Aquella noche, P. dio vuelta y me miró fijamente en la penumbra. La piel de sus dedos adquirió de repente un señorío inquietante: había ternura en esa violencia de amarse a ciegas.

Quizá intuíamos las trampas de la memoria y quisimos de una vez repetir aquello para hacerlo en ese momento inolvidable. Pero ya no lo conseguimos, no fue lo mismo o, como dicen: el momento (la “magia”) había pasado. Decidimos que sería mejor esperar, aunque no sabíamos si esperar qué o esperar cuánto.

Nos abrazamos todavía durante un rato más, semidesnudos y callados contra la pared, ahora tibia; y la noche terminaba, el fresco, el gallo a destiempo; sabíamos demasiado bien que todo eso llegaría un día muy próximo a ser solo un retrato en la memoria: algo, pues, no inolvidable sino irrepetible y sujeto a la flecha irreversible del tiempo.

Y hoy, ¿qué puedo hacer con este recuerdo? ¿Cuánta fiabilidad puede otorgarle? ¿Puedo atesorarlo, quizá, como si fuera una especie de inversión? Sé que jamás deparará frutos, que su valor no crecerá. Es el recuerdo de una riqueza perdida. ¿Y qué puede significar el recuerdo de una riqueza? Quizá, en el futuro, una plataforma para no enfermar de soledad, nada más...

Y, sin embargo, soy débil: la inversión es a la vez nula y maravillosa. Quizá más que el recuerdo de lo que sentí, lo que ha podido arrastrar hasta aquí mi cuerpo sea el vacío mismo de aquella plenitud, aunque ya vaciado también de ella.

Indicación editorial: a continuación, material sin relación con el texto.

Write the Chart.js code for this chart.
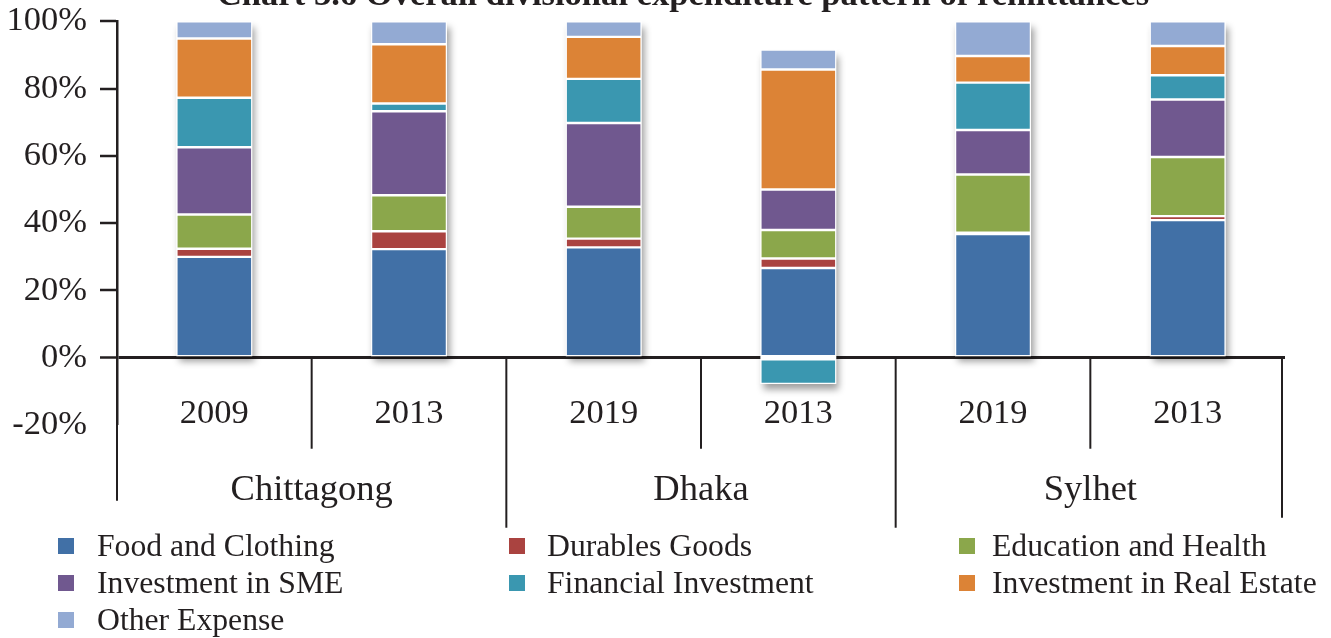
<!DOCTYPE html>
<html>
<head>
<meta charset="utf-8">
<script src="https://cdn.jsdelivr.net/npm/chart.js@4.4.1/dist/chart.umd.min.js"></script>
<style>
  html, body { margin: 0; padding: 0; background: #ffffff; overflow: hidden; }
  #wrap { position: absolute; left: 0; top: -24px; width: 1331px; height: 662px; }
</style>
</head>
<body>
<div id="wrap"><canvas id="c" width="1331" height="662"></canvas></div>
<script>
// ---- data ----
const chartTitle = 'Chart 3.6 Overall divisional expenditure pattern of remittances';
const categories = ['2009', '2013', '2019', '2013', '2019', '2013'];
const groups = ['Chittagong', 'Dhaka', 'Sylhet'];
const groupSizes = [2, 2, 2];
const yTickValues = [-20, 0, 20, 40, 60, 80, 100];

const foodClothing      = [30.0, 32.3, 32.8, 26.7, 36.8, 40.9];
const durablesGoods     = [2.4, 5.3, 2.6, 2.8, 0.4, 1.2];
const educationHealth   = [10.2, 10.7, 9.5, 8.5, 17.3, 17.6];
const investmentSME     = [20.0, 25.0, 24.9, 12.0, 13.2, 17.1];
const financialInvest   = [14.7, 2.3, 13.1, -7.8, 14.1, 7.2];
const realEstate        = [17.6, 17.6, 12.5, 35.7, 7.9, 8.7];
const otherExpense      = [5.1, 6.8, 4.6, 5.9, 10.3, 7.3];

const seriesNames = ['Food and Clothing', 'Durables Goods', 'Education and Health',
  'Investment in SME', 'Financial Investment', 'Investment in Real Estate', 'Other Expense'];
const seriesValues = [foodClothing, durablesGoods, educationHealth, investmentSME,
  financialInvest, realEstate, otherExpense];
const seriesColors = ['#4170A6', '#AA4340', '#8BA74B', '#70588F', '#3A97B0', '#DC8336', '#93AAD3'];

const TEXT = '#231f20';
const SERIF = '"Liberation Serif", "Times New Roman", serif';

const datasets = seriesNames.map((name, i) => ({
  label: name,
  data: seriesValues[i],
  backgroundColor: seriesColors[i],
  borderColor: '#ffffff',
  borderWidth: 1.2,
  borderSkipped: false,
  stack: 's'
}));

const decor = {
  id: 'decor',
  beforeDatasetsDraw(chart) {
    const ctx = chart.ctx;
    const n = categories.length;
    ctx.save();
    for (let i = 0; i < n; i++) {
      let top = Infinity, bottom = -Infinity, x = 0, w = 0;
      chart.data.datasets.forEach((d, di) => {
        const el = chart.getDatasetMeta(di).data[i];
        if (!el) return;
        top = Math.min(top, el.y, el.base);
        bottom = Math.max(bottom, el.y, el.base);
        x = el.x; w = el.width;
      });
      ctx.shadowColor = 'rgba(0,0,0,0.38)';
      ctx.shadowBlur = 7;
      ctx.shadowOffsetX = 3;
      ctx.shadowOffsetY = 6;
      ctx.fillStyle = '#ffffff';
      ctx.fillRect(x - w / 2, top, w, bottom - top);
    }
    ctx.restore();
  },
  afterDraw(chart) {
    const ctx = chart.ctx;
    const xs = chart.scales.x;
    const ys = chart.scales.y;
    const zeroY = ys.getPixelForValue(0);
    const n = categories.length;
    const px = i => xs.getPixelForValue(i);
    const half = (px(1) - px(0)) / 2;
    ctx.save();
    // title (top of it is cropped in the reference)
    ctx.fillStyle = TEXT;
    ctx.textAlign = 'center';
    ctx.textBaseline = 'alphabetic';
    ctx.font = 'bold 34.6px ' + SERIF;
    ctx.fillText(chartTitle, 683, 29);

    ctx.strokeStyle = TEXT;
    ctx.lineWidth = 2;
    const line = (x, y1, y2) => { ctx.beginPath(); ctx.moveTo(x, y1); ctx.lineTo(x, y2); ctx.stroke(); };
    let idx = 0;
    const groupBounds = [px(0) - half];
    groupSizes.forEach(s => { idx += s; groupBounds.push(px(idx - 1) + half); });
    for (let i = 1; i < n; i++) {
      const b = (px(i - 1) + px(i)) / 2;
      if (groupBounds.some(g => Math.abs(g - b) < 1)) continue;
      line(b, zeroY, zeroY + 91);
    }
    groupBounds.forEach((g, gi) => {
      let end = zeroY + 170;
      if (gi === 0) end = zeroY + 143;
      if (gi === groupBounds.length - 1) end = zeroY + 160;
      line(gi === 0 ? chart.chartArea.left : g - (gi === groupBounds.length - 1 ? 3 : 0), zeroY, end);
    });
    // year labels
    ctx.fillStyle = TEXT;
    ctx.textAlign = 'center';
    ctx.textBaseline = 'middle';
    ctx.font = '34.5px ' + SERIF;
    categories.forEach((c, i) => ctx.fillText(c, px(i), zeroY + 56));
    // group labels
    ctx.font = '36.5px ' + SERIF;
    idx = 0;
    groups.forEach((g, gi) => {
      const first = idx, last = idx + groupSizes[gi] - 1;
      idx += groupSizes[gi];
      ctx.fillText(g, (px(first) + px(last)) / 2, zeroY + 133);
    });
    // legend
    const colX = [58, 509, 959];
    const textX = [97, 547, 992];
    const rowY = [570, 607, 644];
    ctx.font = '31.7px ' + SERIF;
    ctx.textAlign = 'left';
    seriesNames.forEach((name, i) => {
      const c = i % 3, r = Math.floor(i / 3);
      ctx.fillStyle = seriesColors[i];
      ctx.fillRect(colX[c], rowY[r] - 8, 16, 16);
      ctx.fillStyle = TEXT;
      ctx.fillText(name, textX[c], rowY[r] + 2);
    });
    ctx.restore();
  }
};

new Chart(document.getElementById('c'), {
  type: 'bar',
  data: { labels: categories, datasets },
  plugins: [decor],
  options: {
    responsive: false,
    animation: false,
    devicePixelRatio: 1,
    layout: { padding: { left: 0, right: 46, top: 45.4, bottom: 213 } },
    plugins: {
      legend: { display: false },
      tooltip: { enabled: false },
      title: { display: false }
    },
    datasets: { bar: { categoryPercentage: 1, barPercentage: 0.39 } },
    scales: {
      x: {
        display: false,
        stacked: true
      },
      y: {
        stacked: true,
        min: -20,
        max: 100,
        afterBuildTicks(scale) { scale.ticks = yTickValues.map(v => ({ value: v })); },
        afterFit(scale) { scale.width = 117; },
        ticks: {
          color: TEXT,
          font: { family: SERIF, size: 34.5 },
          padding: 13,
          callback: v => v + '%'
        },
        border: { display: true, color: TEXT, width: 2.5 },
        grid: {
          drawOnChartArea: true,
          drawTicks: true,
          tickLength: 17,
          color: c => (c.tick && c.tick.value === 0) ? TEXT : 'rgba(0,0,0,0)',
          lineWidth: c => (c.tick && c.tick.value === 0) ? 3 : 0,
          tickColor: c => (c.tick && c.tick.value === -20) ? 'rgba(0,0,0,0)' : TEXT,
          tickWidth: 2.5
        }
      }
    }
  }
});
</script>
</body>
</html>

Ahora el vacío también es paz; y la paz, como la indiferencia, nos evita sufrir. Aunque también nos priva de conocer otra vez el deseo.

Aquella noche sin tiempo, finalmente el gallo cantó un amanecer púrpura y frío; y el viento llegó con el día.

—Entremos.
—Sí —concordé. Hasta ese momento no habíamos hablado.